There is a NIST paper with usage patterns they observed.

I too see this flood of packets every few hours with peaks around 24k/second. I have rate limiting configured but do not know if these bursts are coming from the same or different set of IPs.

This has been happening for a few months now. I thought it was only my server being targeted. I’ll most likely run a packet capture to gather information and correlate with others.

While this has little impact to me, it’d be nice to stop it.

Yeah, without capturing IPs there’s really no way to tell. I’ve had issues in the past with specific IPs, and sometimes entire subnets. FWIW, my packet rate is pretty consistent…

I am catching the very talkative clients with something like that:
tcpdump -c 10000 -n -n dst port ntp 2> /dev/null | awk '/Client/ {print $3}' | cut -d. -f-4 | sort | uniq -c | sort -k 1nr | head
You can play with the packet capture number limit depending on your load.

I’m seeing these 10s spikes in traffic several times per hour on my server in the US zone (not so much on servers in other zones). Here is a graph with rate limiting disabled and enabled (at two different settings).

The spikes seem to be exactly 9 or 10 seconds long looking at ntptraf output:

1 Like

Thanks for the additional info! Rate limiting helps and necessary, but it is just a workaround. The solution would be to find the client and fix it. At the end, I think, an NTP dedicated community like this could figure out what is this broken client.

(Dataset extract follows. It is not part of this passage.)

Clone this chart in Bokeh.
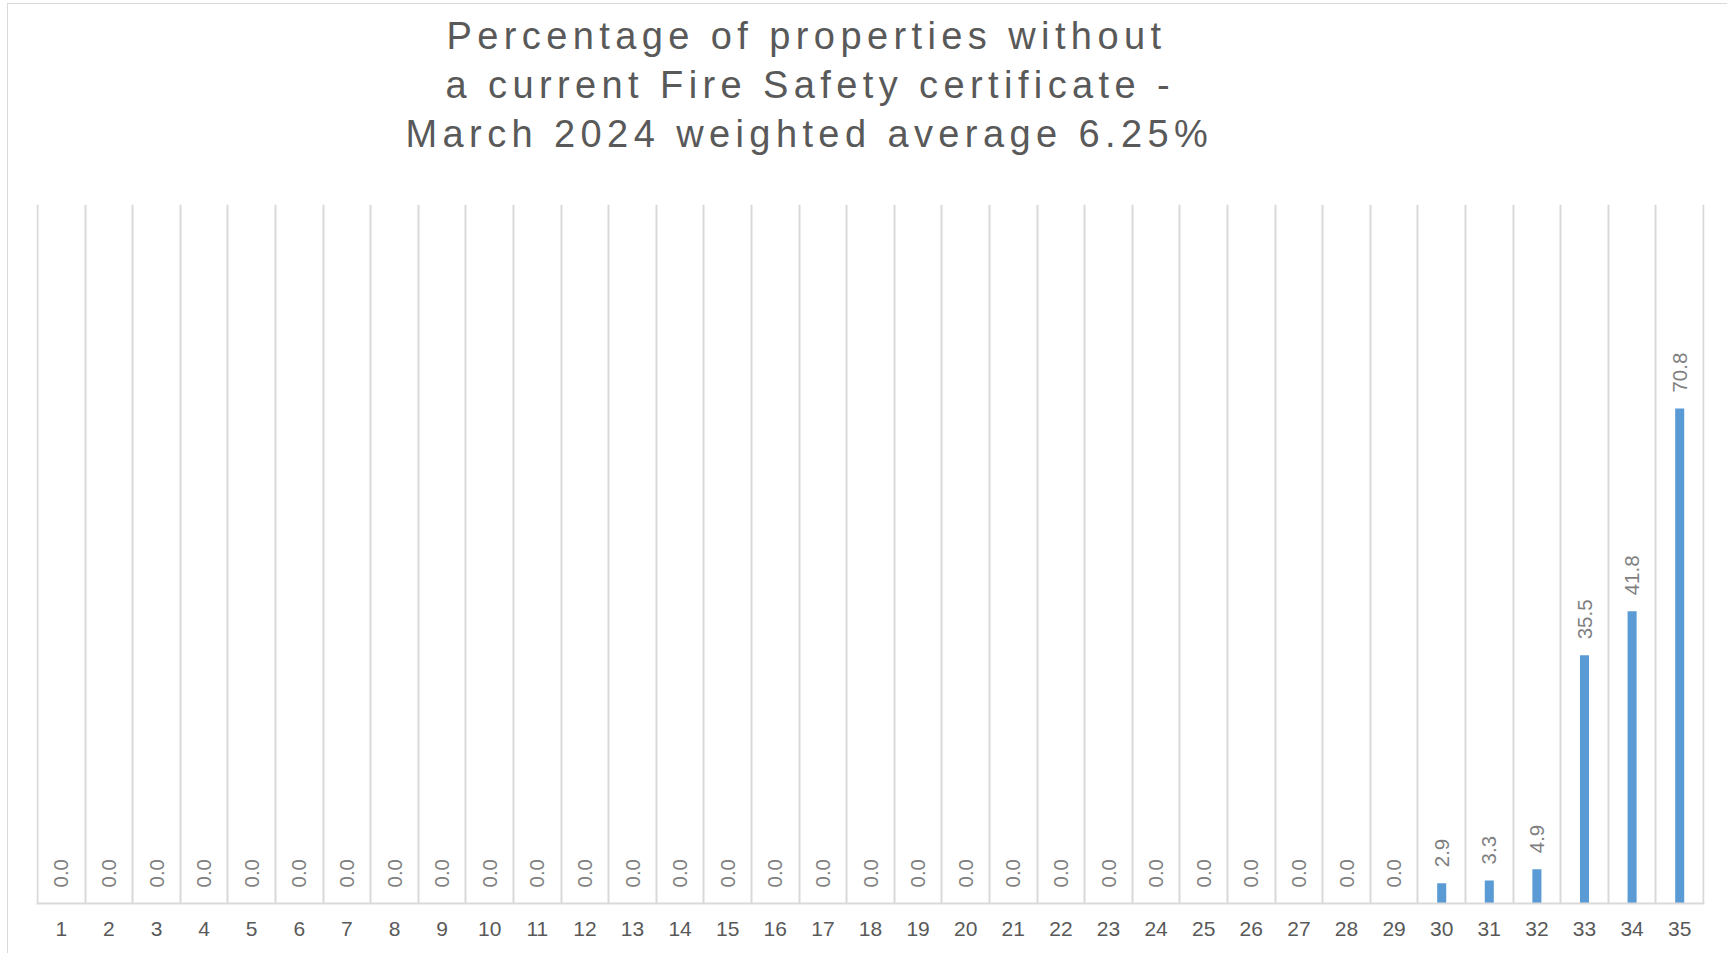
import math
from bokeh.plotting import figure
from bokeh.models import Range1d, FixedTicker, ColumnDataSource, InlineStyleSheet, Title
from bokeh.core.properties import value
from bokeh.layouts import column
from bokeh.embed import file_html
from bokeh.resources import INLINE

# ---- data ----
categories = [1, 2, 3, 4, 5, 6, 7, 8, 9, 10, 11, 12, 13, 14, 15, 16, 17, 18,
              19, 20, 21, 22, 23, 24, 25, 26, 27, 28, 29, 30, 31, 32, 33, 34, 35]
values = [0.0, 0.0, 0.0, 0.0, 0.0, 0.0, 0.0, 0.0, 0.0, 0.0, 0.0, 0.0, 0.0, 0.0,
          0.0, 0.0, 0.0, 0.0, 0.0, 0.0, 0.0, 0.0, 0.0, 0.0, 0.0, 0.0, 0.0, 0.0,
          0.0, 2.9, 3.3, 4.9, 35.5, 41.8, 70.8]
title_lines = ["Percentage of properties without",
               "a current Fire Safety certificate -",
               "March 2024 weighted average 6.25%"]
title_offsets = [410, 409, 369]

GRID = "#d9d9d9"
TEXT = "#595959"
FONT = "Liberation Sans"
W = 1727
TOP = 10
TH = 160 - TOP
PAD = 1.0 / 47.6  # one pixel of padding so the edge separators are not clipped

# ---- title figure ----
tf = figure(width=W, height=TH, x_range=Range1d(0, 1), y_range=Range1d(0, 1),
            output_backend="svg", toolbar_location=None,
            x_axis_location=None, y_axis_location=None,
            min_border_left=36, min_border_right=23,
            min_border_top=0, min_border_bottom=0, margin=(TOP, 0, 0, 0))
tf.grid.visible = False
tf.outline_line_color = None
tf.title.visible = False
for line, off in reversed(list(zip(title_lines, title_offsets))):
    tf.add_layout(Title(text=line, align="left", offset=off,
                        text_font=FONT, text_font_size="38px",
                        text_font_style="normal", text_color=TEXT,
                        standoff=5), "above")
tf.stylesheets = [InlineStyleSheet(css=":host { letter-spacing: 5.4px; }")]

# ---- main figure ----
src = ColumnDataSource(dict(x=categories, v=values,
                            lbl=["%.1f" % v for v in values]))

p = figure(width=W, height=953 - TH - TOP,
           x_range=Range1d(0.5 - PAD, 35.5 + PAD), y_range=Range1d(0, 100),
           output_backend="svg", toolbar_location=None, y_axis_location=None,
           min_border_left=36, min_border_right=23,
           min_border_top=204 - TH - TOP, min_border_bottom=50)
p.outline_line_color = None
p.ygrid.visible = False
p.xgrid.ticker = FixedTicker(ticks=[c - 0.5 for c in categories] + [categories[-1] + 0.5])
p.xgrid.grid_line_color = GRID
p.xgrid.grid_line_width = 2
p.xaxis.ticker = FixedTicker(ticks=categories)
p.xaxis.major_tick_line_color = None
p.xaxis.minor_tick_line_color = None
p.xaxis.axis_line_color = GRID
p.xaxis.axis_line_width = 2
p.xaxis.major_label_text_font = FONT
p.xaxis.major_label_text_font_size = "21px"
p.xaxis.major_label_text_color = TEXT
p.xaxis.major_label_standoff = 12

p.vbar(x="x", top="v", width=0.19, source=src, fill_color="#5b9bd5", line_color=None)
p.text(x="x", y="v", text="lbl", source=src, angle=math.pi / 2,
       text_align="left", text_baseline="middle", y_offset=-16,
       text_font_size="20.5px", text_color="#7f7f7f", text_font=value(FONT))

border_css = (":host::before { content: ''; position: absolute; left: 7px; top: 3px; "
              "width: 1720px; height: 950px; box-sizing: border-box; "
              "border-left: 1.5px solid #d9d9d9; border-top: 1.5px solid #d9d9d9; "
              "pointer-events: none; z-index: 10; }")
layout = column(tf, p, spacing=0, stylesheets=[InlineStyleSheet(css=border_css)])
open("out.html", "w").write(file_html(layout, INLINE))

Yes, that would be great. I exchanged few emails with @stevesommars (who brought my attention to this issue). He tried emailing the abuse address of few offending clients, but got no response. Maybe more people should try that.

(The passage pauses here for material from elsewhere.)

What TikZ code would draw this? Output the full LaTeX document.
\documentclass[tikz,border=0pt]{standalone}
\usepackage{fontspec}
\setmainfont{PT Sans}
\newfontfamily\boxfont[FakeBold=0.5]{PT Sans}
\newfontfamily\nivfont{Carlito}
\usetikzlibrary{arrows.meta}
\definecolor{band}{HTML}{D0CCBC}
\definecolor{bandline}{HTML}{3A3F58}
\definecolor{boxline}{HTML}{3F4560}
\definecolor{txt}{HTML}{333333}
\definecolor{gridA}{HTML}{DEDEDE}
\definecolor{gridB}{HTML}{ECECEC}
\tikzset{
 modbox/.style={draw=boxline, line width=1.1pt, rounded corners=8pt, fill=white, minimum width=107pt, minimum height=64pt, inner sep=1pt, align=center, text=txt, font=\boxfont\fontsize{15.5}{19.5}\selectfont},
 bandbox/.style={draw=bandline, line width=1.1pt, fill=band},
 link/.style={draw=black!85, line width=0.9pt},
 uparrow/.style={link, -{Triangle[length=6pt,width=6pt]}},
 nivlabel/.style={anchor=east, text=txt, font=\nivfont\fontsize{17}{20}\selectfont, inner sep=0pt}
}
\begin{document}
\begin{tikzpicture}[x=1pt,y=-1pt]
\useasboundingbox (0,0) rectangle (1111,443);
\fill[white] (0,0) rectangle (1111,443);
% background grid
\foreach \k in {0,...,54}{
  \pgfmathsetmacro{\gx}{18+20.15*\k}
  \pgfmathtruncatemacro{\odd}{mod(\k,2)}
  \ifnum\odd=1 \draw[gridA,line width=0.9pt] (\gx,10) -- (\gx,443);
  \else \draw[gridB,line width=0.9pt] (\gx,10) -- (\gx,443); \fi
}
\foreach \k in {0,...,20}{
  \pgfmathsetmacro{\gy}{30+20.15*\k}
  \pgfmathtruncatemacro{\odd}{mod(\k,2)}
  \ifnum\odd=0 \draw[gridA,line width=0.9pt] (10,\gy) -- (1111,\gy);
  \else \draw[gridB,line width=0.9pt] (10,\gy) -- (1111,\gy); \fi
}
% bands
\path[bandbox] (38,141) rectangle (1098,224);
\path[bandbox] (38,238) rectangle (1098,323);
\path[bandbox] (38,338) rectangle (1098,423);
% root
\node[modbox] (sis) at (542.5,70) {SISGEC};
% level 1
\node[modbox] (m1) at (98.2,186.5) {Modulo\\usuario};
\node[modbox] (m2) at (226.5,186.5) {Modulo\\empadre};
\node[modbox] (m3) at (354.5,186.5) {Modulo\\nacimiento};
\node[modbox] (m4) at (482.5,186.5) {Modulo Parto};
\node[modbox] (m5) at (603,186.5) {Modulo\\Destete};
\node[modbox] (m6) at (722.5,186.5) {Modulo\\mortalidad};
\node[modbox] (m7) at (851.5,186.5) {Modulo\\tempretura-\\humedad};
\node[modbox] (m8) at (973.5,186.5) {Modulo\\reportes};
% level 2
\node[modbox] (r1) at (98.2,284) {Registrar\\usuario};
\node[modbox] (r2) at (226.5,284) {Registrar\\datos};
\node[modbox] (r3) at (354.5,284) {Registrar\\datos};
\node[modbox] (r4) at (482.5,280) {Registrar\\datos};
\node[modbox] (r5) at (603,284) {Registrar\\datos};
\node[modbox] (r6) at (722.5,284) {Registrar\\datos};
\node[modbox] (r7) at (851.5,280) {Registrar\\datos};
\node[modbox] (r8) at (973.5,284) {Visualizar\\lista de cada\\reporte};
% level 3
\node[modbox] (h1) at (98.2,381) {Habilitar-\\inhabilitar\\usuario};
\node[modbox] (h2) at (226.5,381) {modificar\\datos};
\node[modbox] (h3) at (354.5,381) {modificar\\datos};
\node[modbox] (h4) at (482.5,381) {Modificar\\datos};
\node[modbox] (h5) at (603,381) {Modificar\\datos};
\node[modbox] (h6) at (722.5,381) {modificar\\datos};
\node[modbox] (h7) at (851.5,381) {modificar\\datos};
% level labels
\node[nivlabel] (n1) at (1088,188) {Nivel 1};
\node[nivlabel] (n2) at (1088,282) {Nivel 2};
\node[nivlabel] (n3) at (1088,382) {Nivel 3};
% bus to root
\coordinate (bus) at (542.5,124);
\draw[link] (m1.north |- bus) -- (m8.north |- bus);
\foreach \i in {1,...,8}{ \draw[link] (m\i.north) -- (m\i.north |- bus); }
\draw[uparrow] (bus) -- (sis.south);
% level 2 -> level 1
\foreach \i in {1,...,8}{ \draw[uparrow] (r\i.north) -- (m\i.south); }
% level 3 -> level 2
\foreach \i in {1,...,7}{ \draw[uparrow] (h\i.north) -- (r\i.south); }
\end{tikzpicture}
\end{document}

The requests of the client look exactly as requests from ntpdate, but from the timing of the requests when the client doesn’t break it doesn’t seem to be ntpdate (or maybe it’s a broken port).

1 Like

I suspect it is the Windows version of ntpdate. It seems it has the same moving timing of requests as observed for the offending addresses when they work correctly and there is also an explanation in the ntpdate code (select() not returning on timer).

As the bursts have been seen with NTP v3 and v4 packets, and also poll 3 and 4, it indicates it’s a mix of old and new ntpdate versions. Maybe a recent Windows update broke ntpdate?

However, this wouldn’t explain why they all seem to send 5 (and sometimes 6?) requests instead of the default 4 when working correctly.